Jul 2 – 6, 2018
Žofín Palace
Europe/Prague timezone

P5.4008 Impedance characteristics of a magnetized 13.56 MHz capacitive discharge

Jul 6, 2018, 2:00 PM
2h
Mánes

Mánes

Speaker

Jay Kirtikumar Joshi

Description

See the full Abstract at http://ocs.ciemat.es/EPS2018ABS/pdf/P5.4008.pdf Impedance characteristics of a magnetized 13.56 MHz capacitive discharge J.K. Joshi, S.K. Karkari and Sunil Kumar Institute for Plasma Research, HBNI, Bhat, Gandhinagar, India *e-mail: jay.joshi@ipr.res.in Capacitive driven discharges are well known due to its vast application in microelectronics industries. The operating RF frequency, ωrf, typically lies between electron and ion plasma frequencies, such that ωpe >> ωrf > ωion. The overall impedance of the discharge remains largely capacitive due to the sheath reactance; while the bulk plasma remains inductive. The plasma condition at which the reactance of the sheath and the bulk plasma mutually cancels out is identified as the electron series resonance (ESR). In this work the existence of ESR in the presence of transverse magnetic field, has been investigated from the impedance characteristics of the discharge, for a planar plate and cylindrical electrode configuration in a linear device.
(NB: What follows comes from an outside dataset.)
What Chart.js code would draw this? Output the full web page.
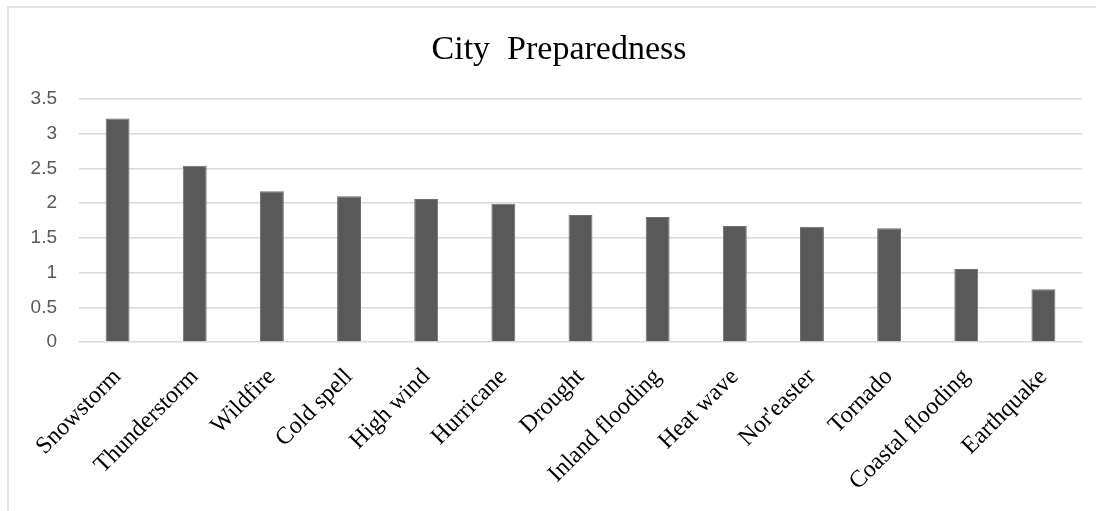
<!DOCTYPE html>
<html>
<head>
<meta charset="utf-8">
<script src="https://cdn.jsdelivr.net/npm/chart.js@4.4.1/dist/chart.umd.min.js"></script>
<style>
  html, body { margin: 0; padding: 0; background: #fff; }
  #wrap { position: relative; width: 1096px; height: 511px; overflow: hidden; }
  #frame {
    position: absolute; left: 7px; top: 6px; right: -4px; bottom: -4px;
    border-top: 2px solid #e2e2e2; border-left: 2px solid #e2e2e2;
    pointer-events: none;
  }
  canvas { position: absolute; left: 0; top: 0; }
</style>
</head>
<body>
<div id="wrap">
  <canvas id="chart" width="1096" height="511"></canvas>
  <div id="frame"></div>
</div>
<script>
const titleText = 'City  Preparedness';
const categories = [
  'Snowstorm', 'Thunderstorm', 'Wildfire', 'Cold spell', 'High wind', 'Hurricane',
  'Drought', 'Inland flooding', 'Heat wave', "Nor'easter", 'Tornado',
  'Coastal flooding', 'Earthquake'
];
const preparedness = [3.22, 2.54, 2.17, 2.10, 2.06, 1.99, 1.83, 1.80, 1.67, 1.66, 1.64, 1.05, 0.76];
const yTicks = [0, 0.5, 1, 1.5, 2, 2.5, 3, 3.5];

// title sits centred on the frame, not the canvas, so draw it by hand
const titlePlugin = {
  id: 'frameTitle',
  afterDraw(chart) {
    const c = chart.ctx;
    c.save();
    c.fillStyle = '#000';
    c.font = '34px "Liberation Serif"';
    c.textAlign = 'center';
    c.textBaseline = 'alphabetic';
    c.fillText(titleText, 559, 59);
    c.restore();
  }
};

const ctx = document.getElementById('chart');

new Chart(ctx, {
  type: 'bar',
  data: {
    labels: categories,
    datasets: [{
      data: preparedness,
      backgroundColor: '#595959',
      borderColor: '#6e6e6e',
      borderWidth: 1,
      categoryPercentage: 1,
      barPercentage: 0.31
    }]
  },
  plugins: [titlePlugin],
  options: {
    responsive: false,
    animation: false,
    devicePixelRatio: 1,
    layout: { padding: { left: 0, right: 14, top: 99, bottom: 0 } },
    plugins: {
      legend: { display: false },
      tooltip: { enabled: false },
      title: { display: false }
    },
    scales: {
      x: {
        grid: { display: false },
        border: { display: false },
        ticks: {
          color: '#000',
          font: { family: 'Liberation Serif', size: 24 },
          minRotation: 45,
          maxRotation: 45,
          padding: 13
        },
        afterFit(scale) {
          scale.height = 169;
          scale.paddingRight = 0;
          scale.paddingLeft = 0;
        }
      },
      y: {
        min: 0,
        max: 3.5,
        afterBuildTicks(scale) {
          scale.ticks = yTicks.map(v => ({ value: v }));
        },
        grid: { color: '#d9d9d9', lineWidth: 1.5, drawTicks: false },
        border: { display: false },
        ticks: {
          color: '#595959',
          font: { family: 'Liberation Sans', size: 19 },
          padding: 22,
          callback: v => String(v)
        },
        afterFit(scale) {
          scale.width = 79;
          scale.paddingTop = 0;
          scale.paddingBottom = 0;
        }
      }
    }
  }
});
</script>
</body>
</html>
The impedance characteristics have been obtained from phase calibrated external power measurements. It is found that the net reactance in the case of parallel plates changes from inductive to capacitive (positive to negative) crossing zero (ESR) as the plasma density increases with applied RF power levels. However in the cylindrical configuration, discharge produced in argon remains largely inductive for the unmagnetized case; whereas it changes to capacitive in presence of axial magnetic field. For lighter gas helium, the discharge behavior remains entirely inductive with/without axial magnetic field. This observation can be attributed to effect of low frequency (ωrf ≈ ωion) RF sheaths, which results in minimal sheath widths leading to small sheath reactance. The ESR condition for the planar geometry has been qualitatively explained based on cross-field plasma conductivity model.